Relatives and friends of legendary English teacher Jean Frulla listen to inspirational words of Warrensburg United Methodist pastor Steve Andrews at Frulla’s funeral held Friday April 5.
An English teacher renowned for her exacting standards who taught three generations of Warrensburg students — and in later years dedicated her time to preserving the town’s history, was recalled fondly by townspeople participating in her funeral services.
Jean Hinckley Frulla, who was born Sept. 23, 1927 in Proctor Vt. but adopted Warrensburg as her hometown, passed away Sunday March 31. Her funeral was held Friday April 5 at the United Methodist Church of Warrensburg. Jean’s husband of 53 years, town councilman Rino Frulla, passed away in 2006.
Warrensburg High School alumnus and former county Sheriff Larry Cleveland, in a eulogy peppered with good-spirited humor, recalled how Frulla had inspired students to pursue excellence, preparing them well for life’s challenges.
“It was sheer terror when high school students learned they got Mrs. Frulla as a teacher,” he quipped, noting she required perfect grammar and syntax from her students in their writing assignments.
“She was strict — she wanted you to do things properly,” he added.

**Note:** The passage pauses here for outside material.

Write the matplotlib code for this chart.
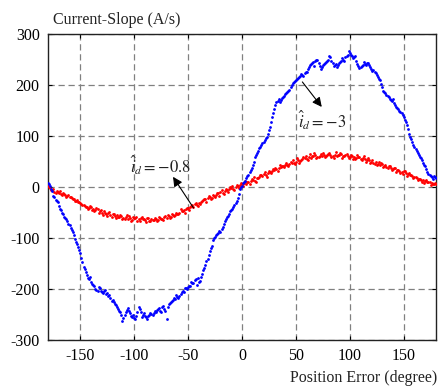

Cleveland continued that compositions students turned in to her would be handed back to them covered with red-penned corrections, time after time, until they were finally resubmitted to her standards.
“At graduation, I was still be correcting compositions that I’d first submitted in September,” he joked. “They had to be perfect.”
Cleveland talked of how she worked with him repeatedly on his oral book reports, which helped him overcome his fears of speaking in front of others. Cleveland has since routinely been making public presentations in his career in law enforcement as well as instructing criminal justice and mortuary science courses, he said. Also, Frulla corrected Cleveland’s Master’s Degree thesis, he added.
“I know she profoundly effected me and I know she did with many others too,” he said, noting she’d likely been a inspiration to thousands of students.
“She was a person of boundless energy, a mentor and a leader,” he said.
Teresa Whalen, a founder of Warrensburgh Beautification, noted that Frulla was dedicated to preserving Warrensburg’s historic buildings and promoting public appreciation for their architecture.
“An outspoken advocate, Jean created fun, educational opportunities for our youth to embrace our past and appreciate our historic resources,” she said.
Whalen said she provided valuable assistance, particularly in the 1980s and 1990s, in inventorying the town’s historic resources, and she worked over two decades to help get the Warrensburgh Mills Historic District officially named to the National Register of Historic Places.
“Jean was the Susan B. Anthony for the cause of architectural preservation in our community,” Whalen said.
In his remembrances, David Frulla, son of Jean and Rino, paid tribute for the community of Warrensburg, particularly those who reached out to the couple in their later years.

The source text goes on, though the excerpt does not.